Uno vuelve a sentir el murmullo de las aguas ante la inminencia del abismo. Uno vuelve a descubrir esa caída apoteósica. Uno piensa en los miles de millones de galones que caen cada día.
Las cataratas del Niágara son una cosa extraordinaria. Perdonen que use un adjetivo tan ordinario, pero son de lo poco que aún consigue que quede boquiabierto. No son las más grandes del mundo, pero son monumentales, y por siglos mantuvieron estatura de leyenda.
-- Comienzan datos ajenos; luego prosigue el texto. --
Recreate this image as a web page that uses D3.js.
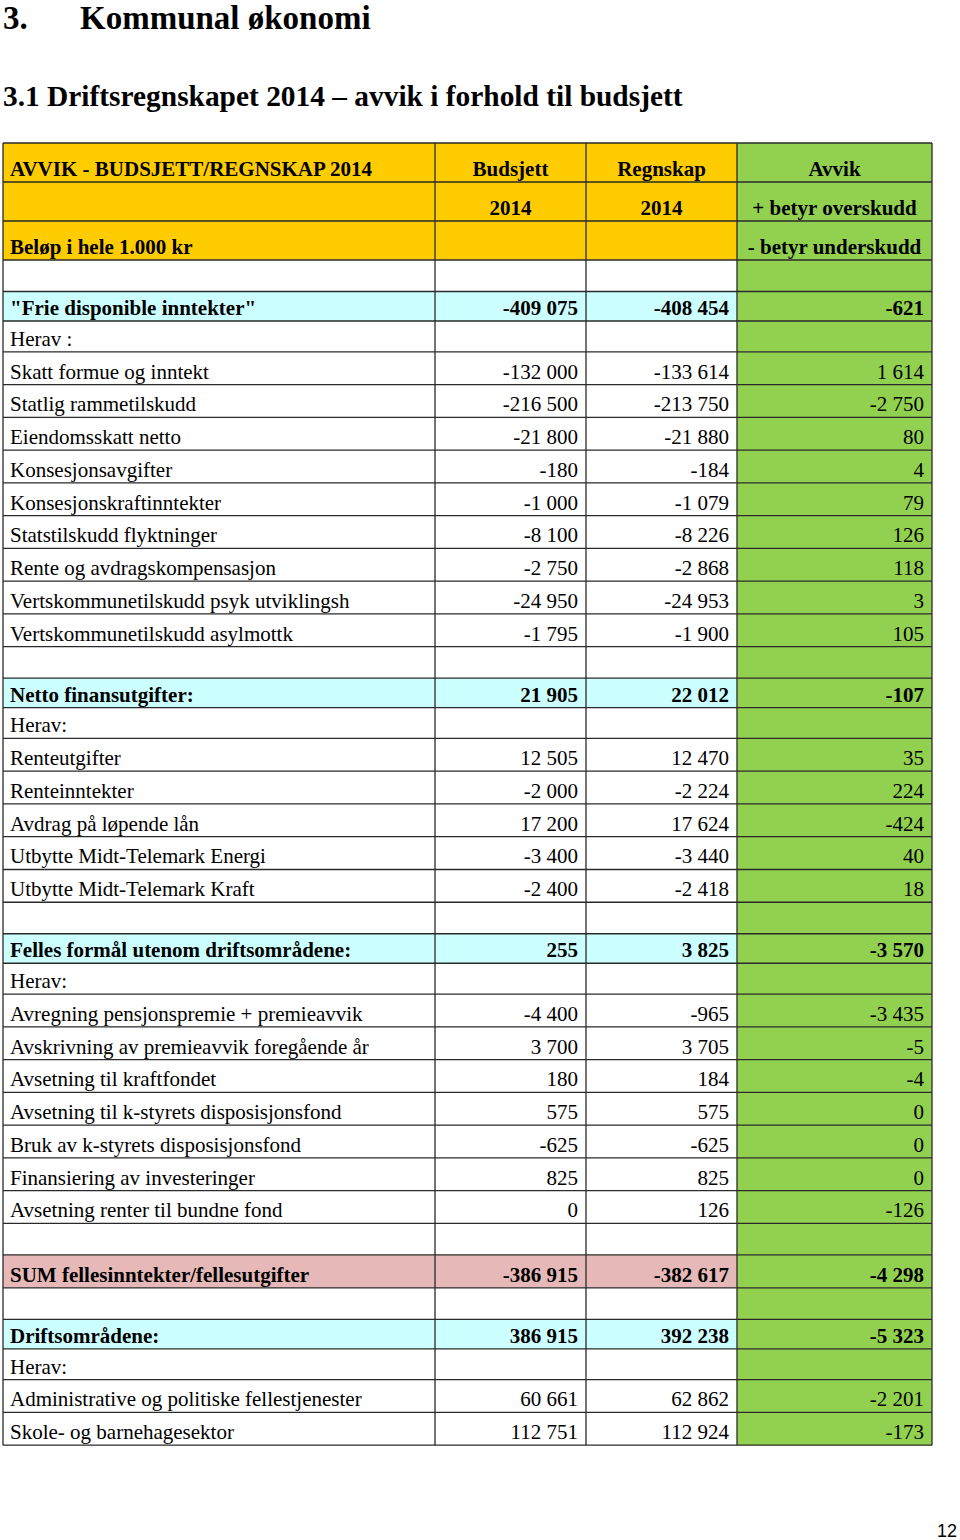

Visitarlas era un hecho que podía dividir la vida entera en un antes y un después.
“Las sombras de las nubes, el receptáculo del cauce, los juegos de la luz y de la sombra combinados, y la reverberación vegetal, dan a las espumas del monstruo, según del lado que se las mire, un tinte de esmeralda muy bello, que hace un juego hermoso con los albos copos de la onda despedazada y de la bruma”.
Una de las mejores descripciones de las cataratas las hizo a mediados del siglo 19 un oscuro talento colombiano llamado Felipe Pérez. En su libro, Episodios de un viaje, Pérez les dedica pasajes memorables: “En invierno, el Niágara se petrifica a causa del frío, y su aspecto es entonces semejante al de una gruta construida por las hadas”.
Las cataratas del Niágara son por lo menos tres: la herradura del lado de Canadá –al noroeste de la isla del chivo–, el abismo recto y despeñado del lado americano y el llanto modesto y constante de la Dama de la Niebla, a cuyo borde se paró por años una doncella viuda, a la espera de noticias del cuerpo de su amado.
He perdido la cuenta de las veces que he visitado Niágara. Aquí también el asombro del amigo ayuda a darle vida al reencuentro. Uno vuelve a sentir el murmullo de las aguas ante la inminencia del abismo. Uno vuelve a descubrir esa caída gigantesca, explosiva, apoteósica.
Uno piensa en los miles de millones de galones que caen cada día, en la fuerza de los rápidos y de los remolinos, pero también en los testigos: cada vez se ven menos carapálidas, pululan inmigrantes recientes –hindúes, hispanos, combustible para el país del sueño–, familias de orígenes remotos que aún encuentran atractivo ese asunto abrumador.
Como el agua invita a la meditación –y deriva en contemplación– pronto se llega a comprender que las cataratas y su gente son lo mismo, agua que cae, agua diversa de trajes y colores, saris y túnicas, pañoletas o pantalones cortos –esta vez vi unos tan cortos que amenazaban con tragarse las cataratas.
Entonces se vuelve a pensar en la caída milenaria, en la canción sin pausa de las corrientes agitadas, en cantidades de agua y tiempo que reducen la vida de sus fugaces visitantes a un simple parpadeo, a un rocío nacido de una gota reventada que se eleva y que pinta de colores de arco iris la neblina y que se marcha.